The crab’s halfmoon head pierced the water’s surface. Huge limbs powered it after Donnie’s boat. It looked a little bit scratched and battered after tunnelling through the building but was otherwise intact. With only one engine, Donnie’s boat kept pulling to one side and he wrestled with the steering. Rain splattered his face. The creature was gaining, even with the throttle pushed all the way up Donnie couldn’t go anywhere near as fast as before.
One last crazy idea occurred to Donnie. He couldn’t bury the crab monster under another building. Even if a second attempt worked, the boat wouldn’t survive it. But Donnie had one more insane ploy in him. Steering the limping boat with one hand, Donnie turned back and started combing through the wreckage covering the cabin table. The table was still in one piece. Donnie hoped the objects it had been holding were intact as well. He uncovered a bundle of half a dozen candles, all wrapped together, and, even more importantly, a box of long kitchen matches.
“Okay, okay!” Donnie said. “You want to do this? Let do this!”
The crab smashed into the boat’s back end, driving the nose of the craft forward. Donnie sped on, wrenching the boat sideways. The crab’s tentacles snapped at him. He managed to gain a little bit of space, rocketing sideways.
“Come on, come on.”
One handed, Donnie fumbled with the box of matches. He scratched one, lit it, and started lighting the wicks of the bundled candles. Ahead was his apartment building, the freeway interchange, and the gas station beneath the water which the crab tank had torn through. A gasoline stink wafted through the air. The wicks of the candles and the match in Donnie’s hand started to flare and snap aggressively. The layer of petroleum that had come bubbling up from below had grown, blanketing the water’s surface. It was rainbow hued and created a haze in the air above the pool. Flammable, but diluted, and with the rain coming down Donnie was having a hard enough time keeping the candles lit let alone getting the gas to catch.

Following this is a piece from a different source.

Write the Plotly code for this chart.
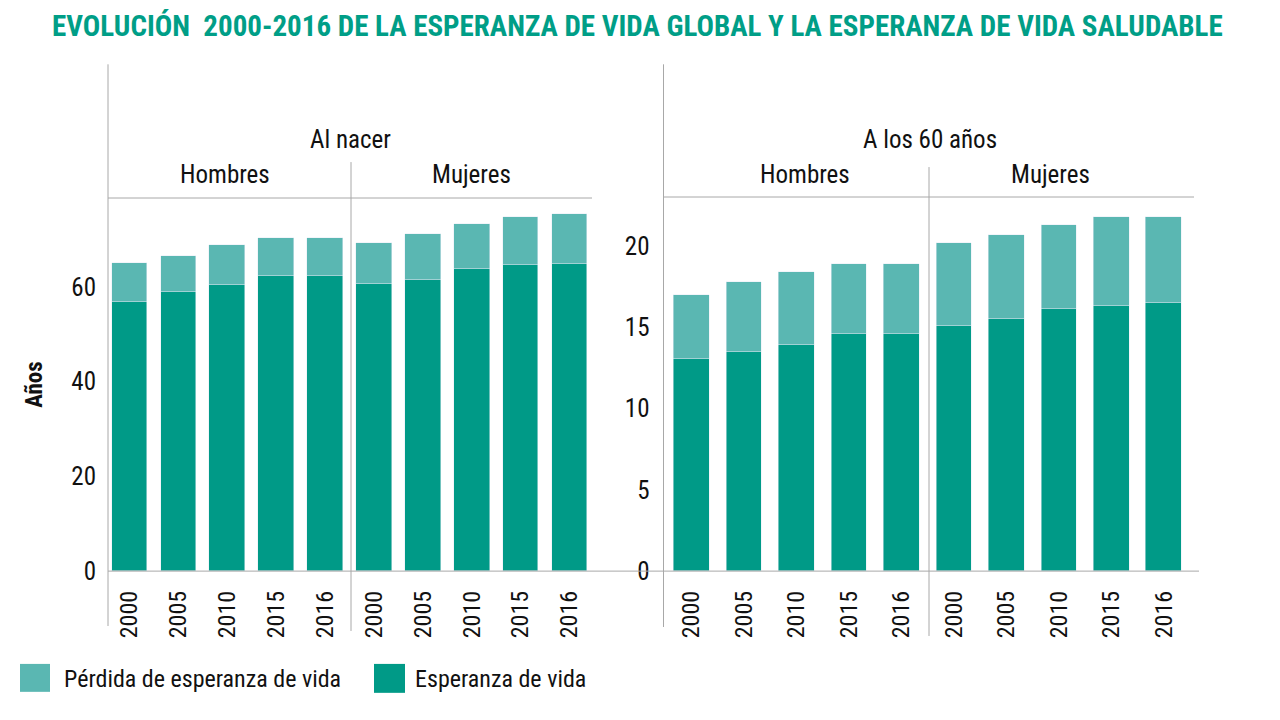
import plotly.graph_objects as go

# ---------------- data ----------------
years = ["2000", "2005", "2010", "2015", "2016"]
groups = ["Hombres", "Mujeres"]

# Al nacer
nacer_total_hombres = [65.0, 66.6, 68.8, 70.2, 70.4]
nacer_sana_hombres = [56.7, 58.9, 60.3, 62.3, 62.3]
nacer_total_mujeres = [69.3, 71.2, 73.2, 74.8, 75.4]
nacer_sana_mujeres = [60.5, 61.5, 63.7, 64.6, 64.8]

# A los 60 años
s60_total_hombres = [17.0, 17.8, 18.4, 18.9, 18.9]
s60_sana_hombres = [13.05, 13.5, 13.9, 14.6, 14.6]
s60_total_mujeres = [20.2, 20.7, 21.3, 21.8, 21.8]
s60_sana_mujeres = [15.1, 15.5, 16.1, 16.3, 16.5]

left_ticks = [0, 20, 40, 60]
right_ticks = [0, 5, 10, 15, 20]

DARK = "#009a87"
LIGHT = "#5ab7b2"
GRID = "#a8a8a8"
TITLE_C = "#009e87"
FONT = "Liberation Sans Narrow, Roboto Condensed, Arial Narrow, Liberation Sans, sans-serif"

# page body has an 8px margin: build a 1264x704 figure and map target-pixel coords
OFF = 8
W, H = 1280 - 2 * OFF, 720 - 2 * OFF
YS, YO = 0.981, -2.3   # observed vertical scaling of the photographed page
def px(x):
    return (x - OFF) / W
def py(y):
    y = (y - YO) / YS
    return 1 - (y - OFF) / H

tick_text = years + years
xpos = list(range(len(tick_text)))

nacer_sana = nacer_sana_hombres + nacer_sana_mujeres
nacer_perd = [t - s for t, s in zip(nacer_total_hombres + nacer_total_mujeres, nacer_sana)]
s60_sana = s60_sana_hombres + s60_sana_mujeres
s60_perd = [t - s for t, s in zip(s60_total_hombres + s60_total_mujeres, s60_sana)]

fig = go.Figure()
fig.add_trace(go.Bar(x=xpos, y=nacer_sana, marker_color=DARK, width=0.73,
                     name="Esperanza de vida", xaxis="x", yaxis="y", showlegend=False))
fig.add_trace(go.Bar(x=xpos, y=nacer_perd, marker_color=LIGHT, width=0.73,
                     name="Pérdida de esperanza de vida", xaxis="x", yaxis="y", showlegend=False))
fig.add_trace(go.Bar(x=xpos, y=s60_sana, marker_color=DARK, width=0.68,
                     name="Esperanza de vida", xaxis="x2", yaxis="y2", showlegend=False))
fig.add_trace(go.Bar(x=xpos, y=s60_perd, marker_color=LIGHT, width=0.68,
                     name="Pérdida de esperanza de vida", xaxis="x2", yaxis="y2", showlegend=False))

ydom = [py(570), py(196)]
tickfont = dict(family=FONT, size=25, color="#111111")
xtickfont = dict(family=FONT, size=24, color="#111111")

fig.update_layout(
    width=W, height=H, autosize=False,
    margin=dict(l=0, r=0, t=0, b=0),
    paper_bgcolor="white", plot_bgcolor="white",
    barmode="stack", bargap=0,
    font=dict(family=FONT, color="#111111"),
    xaxis=dict(domain=[px(108), px(615)], range=[-0.44, 9.93],
               tickmode="array", tickvals=xpos, ticktext=tick_text, tickangle=-90,
               tickfont=xtickfont, showgrid=False, zeroline=False, showline=False,
               ticks="", ticklabelstandoff=14, anchor="y"),
    yaxis=dict(domain=ydom, range=[0, 374 / 4.75], tickmode="array", tickvals=left_ticks,
               tickfont=tickfont, showgrid=False, zeroline=False, showline=False,
               ticks="", ticklabelstandoff=11, anchor="x",
               title=dict(text="<b>Años</b>", font=dict(family=FONT, size=23, color="#111111"),
                          standoff=22)),
    xaxis2=dict(domain=[px(663.5), px(1199)], range=[-0.533, 9.67],
                tickmode="array", tickvals=xpos, ticktext=tick_text, tickangle=-90,
                tickfont=xtickfont, showgrid=False, zeroline=False, showline=False,
                ticks="", ticklabelstandoff=14, anchor="y2"),
    yaxis2=dict(domain=ydom, range=[0, 374 / 16.3], tickmode="array", tickvals=right_ticks,
                tickfont=tickfont, showgrid=False, zeroline=False, showline=False,
                ticks="", ticklabelstandoff=13, anchor="x2"),
)

shapes = []
def line(x0, y0, x1, y1):
    shapes.append(dict(type="line", xref="paper", yref="paper",
                       x0=px(x0), y0=py(y0), x1=px(x1), y1=py(y1),
                       line=dict(color=GRID, width=1)))

line(108, 62, 108, 625)      # left axis
line(351, 160, 351, 630)     # left divider
line(663.5, 62, 663.5, 626)  # right axis
line(929, 165, 929, 635)     # right divider
line(108, 570, 1199, 570)    # baseline
line(108, 196, 592, 196)     # left header line
line(664, 195, 1194, 195)    # right header line

# legend swatches
shapes.append(dict(type="rect", xref="paper", yref="paper", x0=px(20), x1=px(50),
                   y0=py(691), y1=py(663), fillcolor=LIGHT, line=dict(width=0)))
shapes.append(dict(type="rect", xref="paper", yref="paper", x0=px(374), x1=px(405),
                   y0=py(692), y1=py(663), fillcolor=DARK, line=dict(width=0)))
fig.update_layout(shapes=shapes)

ann = []
def text(t, x, y, size=25, color="#111111", xanchor="center", bold=False):
    ann.append(dict(text=f"<b>{t}</b>" if bold else t, x=px(x), y=py(y),
                    xref="paper", yref="paper", xanchor=xanchor, yanchor="middle",
                    showarrow=False, font=dict(family=FONT, size=size, color=color)))

text("EVOLUCIÓN  2000-2016 DE LA ESPERANZA DE VIDA GLOBAL Y LA ESPERANZA DE VIDA SALUDABLE",
     637, 24, size=29, color=TITLE_C, bold=True)
text("Al nacer", 350, 137)
text(groups[0], 225, 172)
text(groups[1], 471, 172)
text("A los 60 años", 930, 137)
text(groups[0], 805, 172)
text(groups[1], 1050, 172)
text("Pérdida de esperanza de vida", 62, 678, size=24, xanchor="left")
text("Esperanza de vida", 413, 678, size=24, xanchor="left")
fig.update_layout(annotations=ann)

fig.write_html("out.html")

Donnie let the boat steer straight through the middle of the gasoline. He let go of the wheel, letting the boat missile on, out of control. With both hands, he ripped apart the tape holding the candles together, their wicks burning, already dripping hot wax.
The crab monster surged straight into the pool of gasoline, straight after Donnie. Praying this would work, Donnie started pitching lit candles off the back of the boat. They sailed through the air and into the cloud of fumes. A couple of candles went dead seemingly as soon as they left Donnie’s hand, extinguished by the rain, trailing smoke as they spiralled into the water. A couple spun through the cloud, lit the entire time, but plopped into the gasoline pool and went out as they landed, sinking from sight. The giant crab closed in. Donnie ignored his screaming instincts to turn and run, and threw the last couple of candles.
A flash lit the storm. A wall of flame caught and flared, the heat washing over Donnie’s face. It mushroomed upward in a raised fist against the sky and suddenly the surface of the water was on fire. The crab monster shrieked as it found itself bordered by flames on all sides. It didn’t burn well but the crab had covered itself in gasoline which now burned across its shell and thrashing tentacles. Like the tentacled creature last night, when Donnie had hit it with the makeshift flamethrower, it was distressed, confused and hurt, driven mindlessly back. It tried to submerge but gasoline clung to the surface. It came back up still burning and boiling.
Donnie took the controls again, spinning away. Once he gained some distance, he glanced back. The giant crab, biological tank or living animal, gave up. Wallowing, it submerged again and turned tail. Creating a wide wake in the water, the crab fled back in the direction of the freeway, defeated.